Pese a toda su charlotada barata, este remedo cutre de gnosis sapiencial, conserva algo que a la filosofía le falta: la vis práctica…, y si apuramos, voluntad de vida. Desde hace no poco tiempo (quizá siglos), la filosofía se ha convertido en una especialidad eminentemente teórica. Tan alejada de la calle y de los problemas cotidianos como lo está la física cuántica de las ingenierías técnicas o la matemática abstracta de la economía familiar. Y, en este sentido, la gente del común no ve mayor interés en las disquisiciones metafísicas que en discutir sobre el sexo de los ángeles. Por contra, los sistemas de pensamiento positivo, en cualquiera de sus formas, desde el coaching a la psicomagia, con toda su ambigüedad e ignorancia, hablan de aquello que a la gran mayoría de la población sí le interesa; esto es, de su vida, de su aquí y ahora. Y no de una forma negativa y desesperante, como lo hace el existencialismo, sino de una manera que permita cierta esperanza de mejoramiento y aprovechamiento.

En este sentido, cabe un panegírico hacia la autoayuda. Tanto como tiene todo el sentido del mundo el vituperio a la filosofía tal como se conoce hogaño. Pues, en Napoleón Hill, Eckhar Tolle o Deepak Chopra, con toda su verborrea estúpida e infantil, el común de los mortales halla un espíritu de salud más semejante al de la sabiduría clásica de los antiguos (véanse los sócrates, los epicuros, o los sénecas del pasado) que en todos los enrevesados Husserl, Wittgenstein y Heidegger juntos: ni qué decir de pesimistas irredentos como Kierkegaard, Sartre o Lacan.
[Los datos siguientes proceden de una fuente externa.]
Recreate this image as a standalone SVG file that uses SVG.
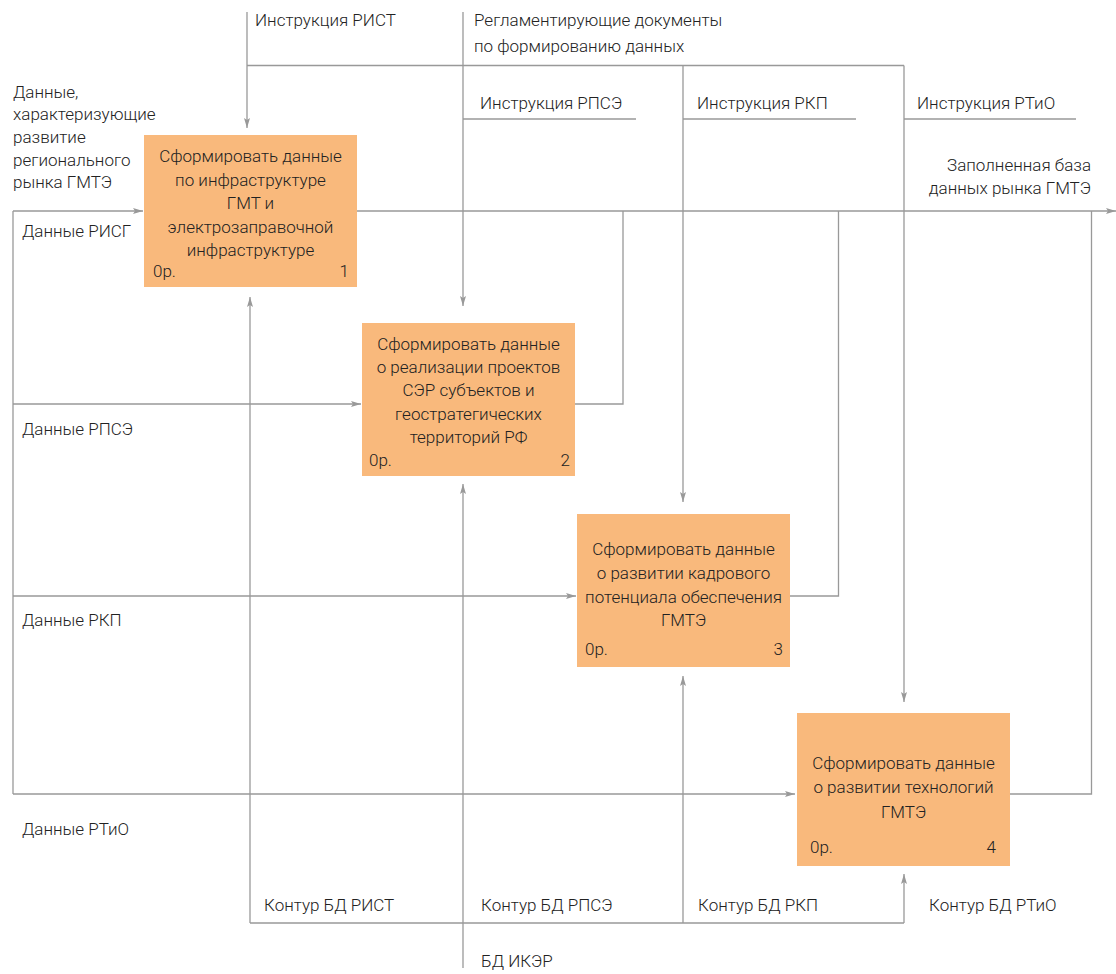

Algo que, además, explicaría bien la mitomanía que todavía se mantiene hacia autores de verdadero valor, pero más asistemáticos y antiacadémicos (y más apegados a las cosas), como Montaigne, Nietzsche, Thoreau o Herman Hesse…

Pero dejémoslo aquí. No llevemos más allá del ditirambo espontáneo este elogio que debería ser sátira. No vaya a ser pequemos en exceso, con esta vindicación y enaltecimiento de la autoayuda, contra la única deidad sapiencial digna de ponderación: la diosa de la filosofía.